Challenges and Hurdles
However, the new dynamic brings its own set of complexities:
- Profitability woes: Quick commerce faces tough operating costs due to last-mile delivery logistics, high overheads of dark stores, and the challenge of making frequent small-ticket orders profitable.
- Supply chain strain: Coordinating thousands of instant deliveries demands sophisticated real-time inventory tracking and technology upgrades.
- Regulatory concerns: Hyper-local fulfillment means greater compliance risks, stock shortages, and heightened scrutiny on safety and worker rights.
- Loyalty gaps: With low switching costs, consumers may jump between platforms for discounts, making it hard for brands to build sticky user bases.
- Market saturation risk: In metros, the Q-commerce boom could crowd out small retailers or lead to unsustainable competition—while expansion into Tier 2/3 cities faces logistical challenges.
- Quality control and cleanliness, particularly for food items like snacks and mithais, remain acute challenges for both quick commerce and traditional e-commerce platforms in India. The race to deliver fresh and packaged foods within ultra-fast windows often puts pressure on dark store operations, where maintaining hygiene protocols can be compromised due to high order volumes and the decentralised nature of inventory.
What Lies Ahead: Positives and Difficulties
The festive season convergence is set to unleash broad transformations:
- Positive Impact Digital adoption surge: More consumers in non-metro towns may embrace digital shopping, supporting financial inclusion and boosting overall market size. Job creation: Both models drive employment, from warehouse gig workers in Q-commerce to delivery executives and support staff. Ecosystem innovation: From AI-powered supply chains to automated dark stores, tech upgrades will raise operational standards and customer experience.
- Potential Difficulties Profit margin squeezes and unsustainable discount wars could force consolidations or exits for weaker platforms. Regulatory intervention may rise if worker rights or consumer interest is compromised amid the hyper-growth arms race. Tech dependency—data, payments, and real-time delivery—heightens business risks and needs robust contingency planning.
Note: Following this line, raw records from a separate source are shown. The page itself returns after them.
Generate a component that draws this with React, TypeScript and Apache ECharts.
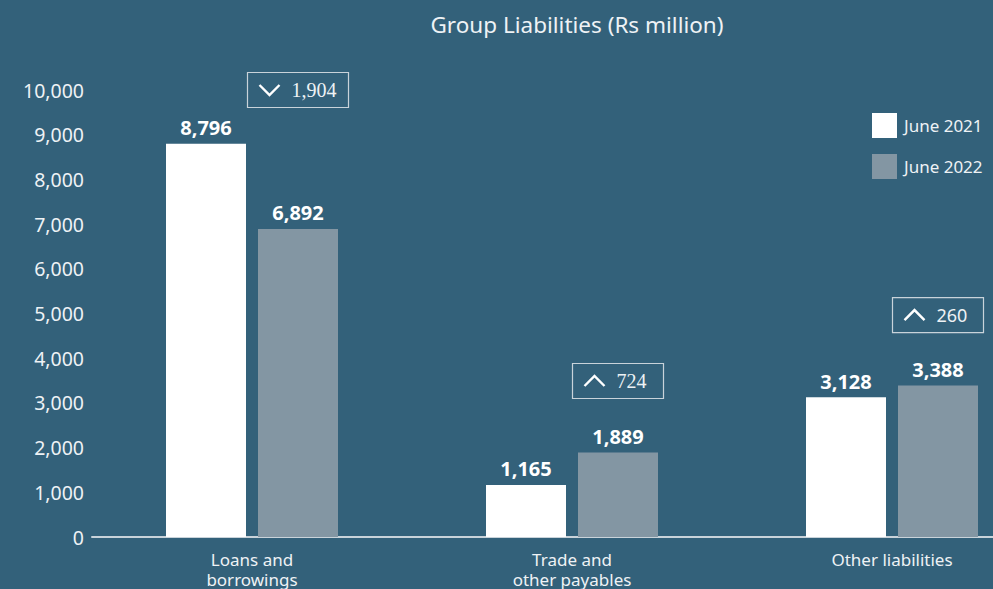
import React, { useEffect, useRef } from "react";
import * as echarts from "echarts";

const categories = ["Loans and\nborrowings", "Trade and\nother payables", "Other liabilities"];
const june2021 = [8796, 1165, 3128];
const june2022 = [6892, 1889, 3388];
const changeLabels = ["1,904", "724", "260"];
const changeDirections = ["down", "up", "up"];
const changeLevels = [10000, 3490, 4965];
const yTicks = [0, 10000];

const BG = "#33617a";
const GREY = "#8396a3";
const TXT = "#eef2f5";

export default function App() {
  const ref = useRef<HTMLDivElement>(null);
  useEffect(() => {
    document.body.style.margin = "0";
    const chart = echarts.init(ref.current!, null, { renderer: "svg" });
    const sans = "'Noto Sans', sans-serif";
    chart.setOption({
      animation: false,
      backgroundColor: BG,
      title: {
        text: "Group Liabilities (Rs million)",
        left: 572,
        textAlign: "center",
        top: 8,
        textStyle: { color: TXT, fontFamily: sans, fontSize: 22.5, fontWeight: "normal" },
      },
      legend: {
        orient: "vertical",
        left: 867,
        top: 108,
        itemWidth: 25,
        itemHeight: 25,
        itemGap: 16,
        icon: "rect",
        textStyle: { color: TXT, fontFamily: sans, fontSize: 17, padding: [0, 0, 0, 2] },
        data: ["June 2021", "June 2022"],
      },
      grid: { left: 92, right: -59, top: 90, bottom: 52, containLabel: false, outerBoundsMode: "none" },
      xAxis: {
        type: "category",
        data: categories,
        axisLine: { lineStyle: { color: "#c9d3da", width: 2 } },
        axisTick: { show: false },
        axisLabel: { color: TXT, fontFamily: sans, fontSize: 17, margin: 12, lineHeight: 20 },
      },
      yAxis: {
        type: "value",
        min: yTicks[0],
        max: yTicks[1],
        interval: 1000,
        splitLine: { show: false },
        axisLabel: {
          color: TXT,
          fontFamily: sans,
          fontSize: 19.5,
          margin: 8,
          formatter: (v: number) => v.toLocaleString("en-US"),
        },
      },
      series: [
        {
          name: "June 2021",
          type: "bar",
          data: june2021,
          barWidth: 80,
          barGap: "15%",
          itemStyle: { color: "#ffffff" },
          label: {
            show: true,
            position: "top",
            distance: 6,
            color: "#ffffff",
            fontFamily: sans,
            fontSize: 20,
            fontWeight: "bold",
            formatter: (p: any) => p.value.toLocaleString("en-US"),
          },
        },
        {
          name: "June 2022",
          type: "bar",
          data: june2022,
          barWidth: 80,
          itemStyle: { color: GREY },
          label: {
            show: true,
            position: "top",
            distance: 6,
            color: "#ffffff",
            fontFamily: sans,
            fontSize: 20,
            fontWeight: "bold",
            formatter: (p: any) => p.value.toLocaleString("en-US"),
          },
        },
      ],
    });

    const graphics: any[] = [];
    categories.forEach((c, i) => {
      const cx = chart.convertToPixel({ xAxisIndex: 0 }, i) as number;
      const cy = chart.convertToPixel({ yAxisIndex: 0 }, changeLevels[i]) as number;
      const bx = cx + 46;
      const w = i === 0 ? 101 : 91;
      const h = 35;
      const left = bx - w / 2;
      const top = cy - h / 2;
      const up = changeDirections[i] === "up";
      const chevX = left + 12;
      const chevY = cy;
      graphics.push({
        type: "group",
        children: [
          {
            type: "rect",
            shape: { x: left, y: top, width: w, height: h },
            style: { fill: "none", stroke: "#c9d3da", lineWidth: 1.2 },
          },
          {
            type: "polyline",
            shape: {
              points: up
                ? [[chevX, chevY + 5], [chevX + 10, chevY - 5], [chevX + 20, chevY + 5]]
                : [[chevX, chevY - 5], [chevX + 10, chevY + 5], [chevX + 20, chevY - 5]],
            },
            style: { stroke: "#ffffff", lineWidth: 2.4, fill: "none" },
          },
          {
            type: "text",
            x: chevX + 32,
            y: cy,
            style: {
              text: changeLabels[i],
              fill: TXT,
              font: i === 2 ? "18px 'Noto Sans', sans-serif" : "20px 'Liberation Serif', serif",
              textVerticalAlign: "middle",
              verticalAlign: "middle",
            },
          },
        ],
      });
    });
    chart.setOption({ graphic: graphics });
    return () => chart.dispose();
  }, []);
  return <div ref={ref} style={{ width: 993, height: 589 }} />;
}
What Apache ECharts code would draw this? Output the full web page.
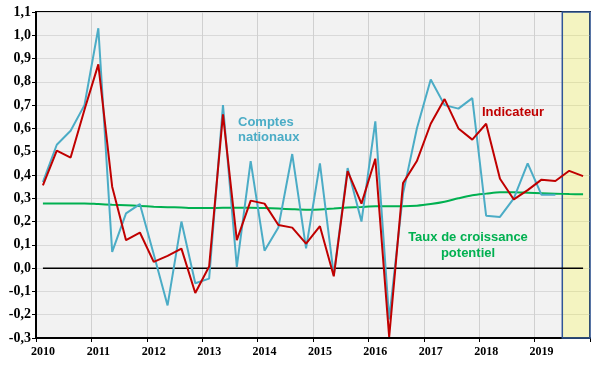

Changes in consumer psychology could encourage more impulsive, habitual buying, posing social and sustainability questions.
Path Forward: Models, Solutions, and Regional Adoptions
To thrive, players must rethink their strategies:
- Collaboration: Brands, retailers, and platforms could blend models—using e-commerce for planned big-ticket shopping and Q-commerce for local fulfillment and impulse purchases.
- Tech partnerships: Investments in smart warehousing, analytics, and route optimization are vital for efficiency and scale.
- Consumer education: Loyalty programs and trust-building can help platforms foster longer-term customer relationships.
- Regulatory frameworks: Clear guidelines on worker protection, inventory safety, and data privacy will be essential to ensure fair competition and sustainable practices.
For other countries in the region, especially in the Gulf, India’s model offers inspiration. As digital payments, smartphone penetration, and consumer expectations rise in the GCC, the Q-commerce–e-commerce blend provides lessons on how to balance speed, scale, and local flavor for major festivals and everyday shopping.
Conclusion: A Festival of Evolution
This Diwali, as India’s digital marketplaces burst with excitement, competition, and innovation, the convergence of e-commerce and quick commerce is not just a battle for shopper attention; it’s a blueprint for the future of retail. The journey will demand resilience, collaboration, and continuous adaptation—from platforms, brands, and consumers alike. Ultimately, this festive collision will shape habits, raise standards, and unlock new opportunities for India and its neighbors.
“In the spirit of celebration, it’s not the speed of delivery, but the quality of connection that defines retail’s true progress.”